Just as the world is waking up to the reality of the Nakba, so many are questioning the Holocaust narrative too, which was constructed largely after the 1967 war to justify Israel’s own crimes. “Both the Holocaust and World War II should be treated as historical events rather than as religious myth. But then, even if we accept the Holocaust as the new Anglo-American liberal-democratic religion, we must allow people to be atheists.”

Israel’s treatment of Palestinians is now widely compared to Nazi Germany’s treatment of Jews. Gilad does not pussyfoot in explaining this: “Stupidly we interpreted the Nazi defeat as a vindication of the Jewish ideology and the Jewish people; however, Jewish ideology and Nazi ideology were very similar. In some respects Israel is far worse than Nazi Germany. Israel, for instance, regards itself as a democracy, and as such, its brutal policies are accurately reflecting the will of the people. The latest polls show that the majority of Israeli Jews support ethnic cleansing of the Palestinians. 94 per cent of Israelis supported the carpet bombardment of Gaza at the time of Operation Cast Lead.

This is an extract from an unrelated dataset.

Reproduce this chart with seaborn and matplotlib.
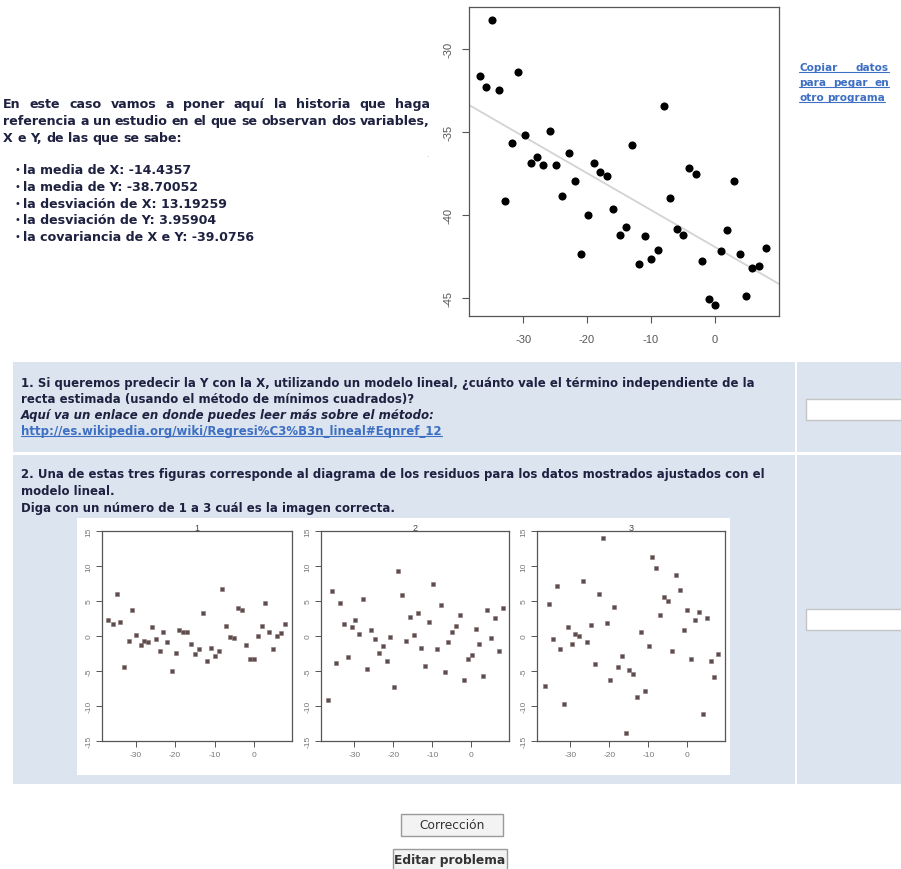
import numpy as np
import pandas as pd
import matplotlib
matplotlib.use("Agg")
import matplotlib.pyplot as plt
import seaborn as sns
from matplotlib.patches import Rectangle

# ---------------- data ----------------
x_vals = [-36.78, -35.79, -34.80, -33.76, -32.76, -31.77, -30.78, -29.74, -28.80, -27.80,
          -26.82, -25.83, -24.84, -23.84, -22.85, -21.86, -20.87, -19.88, -18.89, -17.90,
          -16.91, -15.92, -14.92, -13.93, -12.94, -11.95, -10.96, -9.97, -8.98, -7.93,
          -7.00, -6.00, -4.96, -4.02, -3.03, -1.99, -1.00, 0.00, 0.99, 1.92,
          2.92, 3.91, 4.90, 5.84, 6.93, 7.92]
y_vals = [-31.65, -32.29, -28.25, -32.47, -39.18, -35.64, -31.41, -35.16, -36.89, -36.53,
          -36.99, -34.94, -36.99, -38.84, -36.27, -37.97, -42.33, -40.02, -36.89, -37.43,
          -37.65, -39.62, -41.18, -40.72, -35.76, -42.95, -41.27, -42.65, -42.13, -33.41,
          -38.98, -40.84, -41.20, -37.15, -37.51, -42.79, -45.06, -45.40, -42.17, -40.92,
          -37.95, -42.33, -44.90, -43.21, -43.07, -41.97]

res1_x = [-36.95, -35.85, -34.9, -33.9, -32.9, -31.86, -30.85, -29.9, -28.8, -27.9,
          -26.95, -25.9, -24.9, -23.9, -22.97, -21.95, -20.93, -19.9, -18.9, -17.97,
          -16.95, -15.93, -15.0, -13.98, -12.97, -11.95, -11.0, -10.0, -8.98, -8.05,
          -7.03, -6.0, -5.0, -4.07, -3.05, -2.03, -1.0, 0.0, 0.93, 1.95,
          2.88, 3.9, 4.92, 5.93, 6.95, 7.88]
res1_y = [2.24, 1.76, 5.95, 1.95, -4.48, -0.71, 3.67, 0.19, -1.33, -0.67,
          -0.9, 1.29, -0.48, -2.14, 0.62, -0.86, -4.95, -2.43, 0.9, 0.62,
          0.57, -1.19, -2.52, -1.86, 3.33, -3.62, -1.71, -2.9, -2.1, 6.71,
          1.43, -0.14, -0.29, 3.95, 3.76, -1.29, -3.29, -3.33, 0.05, 1.48,
          4.67, 0.52, -1.86, 0.05, 0.48, 1.76]

res2_x = [-36.7, -35.7, -34.66, -33.73, -32.7, -31.7, -30.76, -29.75, -28.73, -27.7,
          -26.7, -25.76, -24.75, -23.73, -22.7, -21.7, -20.76, -19.75, -18.73, -17.8,
          -16.78, -15.85, -14.83, -13.8, -12.8, -11.78, -10.76, -9.75, -8.81, -7.88,
          -6.86, -5.85, -4.83, -3.9, -2.88, -1.86, -0.85, 0.17, 1.1, 2.12,
          3.14, 4.07, 5.08, 6.1, 7.12, 8.14]
res2_y = [-9.19, 6.43, -3.9, 4.76, 1.76, -2.95, 1.29, 2.24, 0.33, 5.24,
          -4.67, 0.81, -0.48, -2.43, -1.43, -3.57, -0.1, -7.33, 9.24, 5.81,
          -0.71, 2.71, 0.19, 3.33, -1.67, -4.29, 1.95, 7.43, -1.9, 4.38,
          -5.14, -0.9, 0.62, 1.48, 3.05, -6.33, -3.24, -2.67, 1.05, -1.19,
          -5.71, 3.67, -0.29, 2.52, -2.1, 4.0]

res3_x = [-36.57, -35.56, -34.55, -33.54, -32.61, -31.6, -30.67, -29.66, -28.74, -27.73,
          -26.71, -25.7, -24.78, -23.77, -22.75, -21.74, -20.73, -19.72, -18.8, -17.78,
          -16.86, -15.85, -14.84, -13.83, -12.9, -11.89, -10.88, -9.87, -8.94, -7.93,
          -6.92, -5.91, -4.98, -3.97, -2.96, -1.95, -0.93, 0.0, 1.01, 1.94,
          3.03, 4.04, 4.97, 5.98, 6.99, 7.91]
res3_y = [-7.1, 4.57, -0.43, 7.19, -1.86, -9.71, 1.24, -1.14, 0.29, -0.05,
          7.9, -0.81, 1.52, -4.05, 5.95, 14.0, 1.9, -6.33, 4.14, -4.48,
          -2.9, -13.86, -4.86, -5.38, -8.67, 0.52, -7.81, -1.43, 11.24, 9.76,
          3.0, 5.52, 5.0, -2.14, 8.71, 6.57, 0.9, 3.71, -3.24, 2.24,
          3.38, -11.19, 2.62, -3.62, -5.9, -2.52]

main_xticks = [-30, -20, -10, 0]
main_yticks = [-30, -35, -40, -45]
res_xticks = [-30, -20, -10, 0]
res_yticks = [-15, -10, -5, 0, 5, 10, 15]
res_titles = ["1", "2", "3"]

intro_lines = ["En este caso vamos a poner aquí la historia que haga",
               "referencia a un estudio en el que se observan dos variables,",
               "X e Y, de las que se sabe:"]
bullets = ["la media de X: -14.4357",
           "la media de Y: -38.70052",
           "la desviación de X: 13.19259",
           "la desviación de Y: 3.95904",
           "la covariancia de X e Y: -39.0756"]
link_lines = ["Copiar datos", "para pegar en", "otro programa"]
q1_lines = ["1. Si queremos predecir la Y con la X, utilizando un modelo lineal, ¿cuánto vale el término independiente de la",
            "recta estimada (usando el método de mínimos cuadrados)?",
            "Aquí va un enlace en donde puedes leer más sobre el método:",
            "http://es.wikipedia.org/wiki/Regresi%C3%B3n_lineal#Eqnref_12"]
q2_lines = ["2. Una de estas tres figuras corresponde al diagrama de los residuos para los datos mostrados ajustados con el",
            "modelo lineal.",
            "Diga con un número de 1 a 3 cuál es la imagen correcta."]
buttons = ["Corrección", "Editar problema"]

# ---------------- setup ----------------
W, H = 901, 870
sns.set_style("white")
plt.rcParams['font.family'] = ['DejaVu Sans']
plt.rcParams['axes.unicode_minus'] = False

fig = plt.figure(figsize=(W / 100, H / 100), dpi=100)
fig.patch.set_facecolor("white")
bg = fig.add_axes([0, 0, 1, 1])
bg.set_xlim(0, W)
bg.set_ylim(H, 0)
bg.axis("off")
renderer = fig.canvas.get_renderer()

TXT = "#1e2140"
LINK = "#3d6fc2"
CELL = "#dce4f0"


def px_axes(x0, y0, x1, y1):
    return fig.add_axes([x0 / W, 1 - y1 / H, (x1 - x0) / W, (y1 - y0) / H])


def put_line(text, x0, x1, y, justify=True, underline=False, **kw):
    words = text.split(" ")
    ts = [bg.text(0, y, w, ha="left", va="baseline", **kw) for w in words]
    widths = [t.get_window_extent(renderer).width for t in ts]
    sp = bg.text(0, y, "a a", **kw)
    spw = sp.get_window_extent(renderer).width
    a = bg.text(0, y, "aa", **kw)
    spw -= a.get_window_extent(renderer).width
    sp.remove(); a.remove()
    if justify and len(words) > 1:
        gap = (x1 - x0 - sum(widths)) / (len(words) - 1)
    else:
        gap = spw
    x = x0
    for t, w in zip(ts, widths):
        t.set_x(x)
        x += w + gap
    end = x - gap
    if underline:
        bg.plot([x0, end], [y + 2, y + 2], color=kw.get("color", LINK), lw=0.8)
    return end


# ---------------- left description ----------------
para_fs = 9.1
for i, ln in enumerate(intro_lines):
    put_line(ln, 3, 430, 108 + 17 * i, justify=(i < 2),
             fontsize=para_fs, fontweight="bold", color=TXT)
for i, b in enumerate(bullets):
    yb = 174 + 16.8 * i
    bg.text(15, yb - 1, "•", fontsize=7, color=TXT, ha="left", va="baseline")
    bg.text(23, yb, b, fontsize=para_fs, fontweight="bold", color=TXT, ha="left", va="baseline")
bg.text(427, 158, "·", fontsize=6, color="#aaaaaa", ha="center", va="center")

# link on the right
for i, ln in enumerate(link_lines):
    put_line(ln, 799, 889, 71 + 15 * i, justify=(i < 2), underline=True,
             fontsize=7.6, fontweight="bold", color=LINK)

# ---------------- table background ----------------
bg.add_patch(Rectangle((13, 363), 782, 90, fc=CELL, ec="none"))
bg.add_patch(Rectangle((797, 363), 104, 90, fc=CELL, ec="none"))
bg.add_patch(Rectangle((13, 456), 782, 329, fc=CELL, ec="none"))
bg.add_patch(Rectangle((797, 456), 104, 329, fc=CELL, ec="none"))
bg.add_patch(Rectangle((806, 400), 96, 21, fc="white", ec="#c4c4c4", lw=1))
bg.add_patch(Rectangle((806, 610), 96, 21, fc="white", ec="#c4c4c4", lw=1))
bg.add_patch(Rectangle((77, 519), 653, 257, fc="white", ec="none"))

q_fs = 8.45
for i, ln in enumerate(q1_lines):
    y = 387 + 16 * i
    if i == 2:
        bg.text(21, y, ln, fontsize=q_fs, fontweight="bold", style="italic", color=TXT, va="baseline")
    elif i == 3:
        t = bg.text(21, y, ln, fontsize=q_fs, fontweight="bold", color=LINK, va="baseline")
        w = t.get_window_extent(renderer).width
        bg.plot([21, 21 + w], [y + 2, y + 2], color=LINK, lw=0.8)
    else:
        bg.text(21, y, ln, fontsize=q_fs, fontweight="bold", color=TXT, va="baseline")
for i, ln in enumerate(q2_lines):
    bg.text(21, 478 + 17 * i, ln, fontsize=q_fs, fontweight="bold", color=TXT, va="baseline")

# buttons
bg.add_patch(Rectangle((401, 815), 102, 22, fc="#f3f3f3", ec="#9a9a9a", lw=1))
bg.text(452, 826, buttons[0], fontsize=8.8, color="#333333", ha="center", va="center")
bg.add_patch(Rectangle((393, 850), 114, 22, fc="#f3f3f3", ec="#9a9a9a", lw=1))
bg.text(450, 861, buttons[1], fontsize=8.8, fontweight="bold", color="#333333", ha="center", va="center")

# ---------------- main scatter ----------------
XL = (-38.45, 10.0)
ax = px_axes(469, 8, 779, 317)
df = pd.DataFrame({"x": x_vals, "y": y_vals})
ax.set_xlim(*XL)
ax.set_ylim(-46.08, -27.47)
sns.regplot(data=df, x="x", y="y", ax=ax, scatter=False, ci=None, truncate=False,
            line_kws=dict(color="#d3d3d3", lw=1.3))
sns.scatterplot(data=df, x="x", y="y", ax=ax, color="black", s=34, linewidth=0, zorder=3)
ax.set_xlim(*XL)
ax.set_ylim(-46.08, -27.47)
ax.set_xticks(main_xticks)
ax.set_xticklabels([str(v) for v in main_xticks], fontfamily="Liberation Sans")
ax.set_yticks(main_yticks)
ax.set_yticklabels([str(v) for v in main_yticks], rotation=90, va="center", fontfamily="Liberation Sans")
ax.set_xlabel("")
ax.set_ylabel("")
ax.tick_params(bottom=True, left=True, direction="out", length=5, width=0.8,
               color="#555555", labelcolor="#555555", labelsize=8)
ax.tick_params(axis="x", pad=8)
ax.tick_params(axis="y", pad=6)
for s in ax.spines.values():
    s.set_color("#555555")
    s.set_linewidth(0.9)

# ---------------- residual plots ----------------
res_sets = [(res1_x, res1_y), (res2_x, res2_y), (res3_x, res3_y)]
res_boxes = [(102, 532, 292, 742), (321, 532, 509, 742), (537, 532, 725, 742)]
for (rx, ry), box, ttl in zip(res_sets, res_boxes, res_titles):
    rax = px_axes(*box)
    rdf = pd.DataFrame({"x": rx, "r": ry})
    sns.scatterplot(data=rdf, x="x", y="r", ax=rax, color="#5e4c4c", marker="s",
                    s=8, linewidth=0.4, edgecolor="#8a7878")
    rax.set_xlim(-38.6, 9.7)
    rax.set_ylim(-15, 15)
    rax.set_xticks(res_xticks)
    rax.set_xticklabels([str(v) for v in res_xticks], fontfamily="Liberation Sans")
    rax.set_yticks(res_yticks)
    rax.set_yticklabels([str(v) for v in res_yticks], rotation=90, va="center",
                        fontfamily="Liberation Sans")
    rax.set_xlabel("")
    rax.set_ylabel("")
    rax.set_title(ttl, fontsize=6.5, pad=0.5, color="#444444", fontfamily="Liberation Sans")
    rax.tick_params(bottom=True, left=True, direction="out", length=4, width=0.7,
                    color="#555555", labelcolor="#777777", labelsize=6, pad=3)
    for s in rax.spines.values():
        s.set_color("#555555")
        s.set_linewidth(0.9)

fig.savefig("out.png", dpi=100, facecolor="white")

“We are dealing with a severe level of complicity here. It may as well be that some people out there are anti-Jewish. But we must ask what it is they oppose. Is it really the Jews as a people, a race, an ethnicity? I don’t think so. In my lifetime, I have never come across anyone who hated Jews for being Jews. Opposition to Jews is a direct outcome of Jewish politics, whether it is Israel, Zionism, lobbying or even hard lobbying within the Palestinian solidarity movement.”

Atzmon criticises those anti-Zionists who blithely compare Israel to apartheid South Africa or other colonial regimes. “Zionism, colonialism, and apartheid are there to mislead. Israel is the product of Zionism but it isn’t driven by Zionism. Israel is not a colonial state either. It may be a settler state but it lacks a mother state. And Israel is not exactly apartheid, though it has many apartheid symptoms. Apartheid is a system of exploitation of the indigenous people. Israelis prefer to see the indigenous gone. The above terminology is there to maintain dogmatic Marxism relevance within the discourse. But the contemporary left discourse has basically lost any relevance within our intellectual discourse. It needs an immediate facelift.”

In his conclusion to The Wandering Who? Gilad sadly point out that “for America, Britain and the West to rescue themselves all they have to do is to revert to Western values of ethics and openness. They must drift away from Jerusalem and reinstate the spirit of Athens.” That prompted me to suggest to him that it seems we have been living through the Jewish era in history and haven’t even noticed it. He reminded me of Yuri Slezkine and his insightful (and boastful) Jewish Century.

Which prompted me to ask how those of us committed to social justice can make a strategy that outlasts our own feeble attempts? I told him I had hopes that Homo Sovieticus could survive long enough to provide a credible alternative to Homo Greedipuss but that hope collapsed, much like the attempt to make a Homo Zionicus.

“You have to ask yourself whether there was any suspicious similarity between the two utopian models and why,” he counselled. “The first generation has its ideals, but they don’t transmit for the most part to the next generation. Such utopian ideas are structurally religious. This fact alone may explain the rise of dogmatism and stagnation.”

So, we can say the same goes for Homo Greedipuss, replacing “exilic” with “anti-bourgeois”, I offered. Said Gilad in conclusion, “We are dealing again with questions to do with the human condition. At this point we must revert to philosophical and metaphysical thinking. I believe that this is the remedy for the current crisis in humanist thinking. We must reinstate the ability to think, re-think, view and re-view. We must restore the ability to ask for the sake of questioning (instead of answering for the sake of silencing).”